Peeltown is an unincorporated community in Kaufman County, located in the U.S. state of Texas.

It is a small rural community of 120-150 people, located off County Roads 3094 and 4072. Peeltown is approximately 13 mi southwest of Kaufman and 1 mi east of the Trinity River in southwestern Kaufman County. Peeltown was named for landowner Monroe Peel, of the Peel family, who arrived from Mississippi and settled in the area in the 1860s.

==Infrastructure==

In 1910, a large gin was constructed in the Peeltown community. By the 1930s, Peeltown had a church, school, the gin, and numerous homes and farms. By the second half of the 20th century, though, the school was closed. Peeltown does not have a gas station or grocery store, but has the Indian Oaks Golf Course and a tree farm.

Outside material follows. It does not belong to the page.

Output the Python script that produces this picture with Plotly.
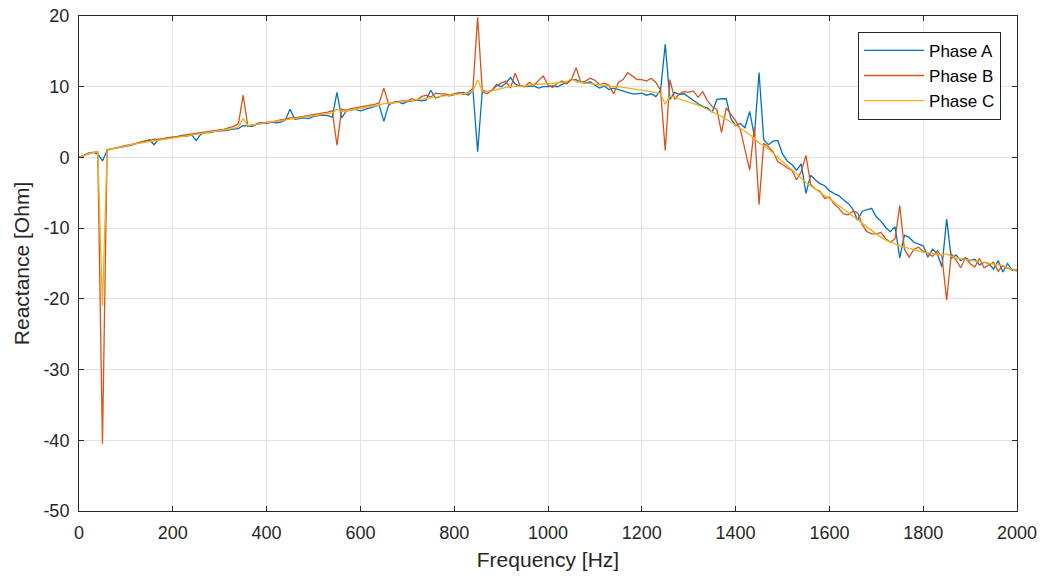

The center of Peeltown is at the intersection of County Roads 3094 and 4072; it consists of the Memorial Baptist Church and the Peeltown Cotton Gin. A number of abandoned buildings are in central Peeltown, including the Little Peeltown Grocery Store and the Peeltown School, which ceased to operate after being destroyed by fire.

==Peeltown Cemetery==
The Peel Family Cemetery was established in 1876, following the death of J. T. Peel. It is located 0.5 mi south of the Kaufman-Henderson County line and the Old Peeltown Community. The cemetery is no longer functional and is only accessible on foot, as the cemetery path crosses a large, deep creek bed. The cemetery, which is on the south bank of the creek, is around 3/4 acre in size and is completely fenced. The inaccessibility of the cemetery may be responsible for its preservation, although it is currently overgrown in brush, weeds, and prickly pear.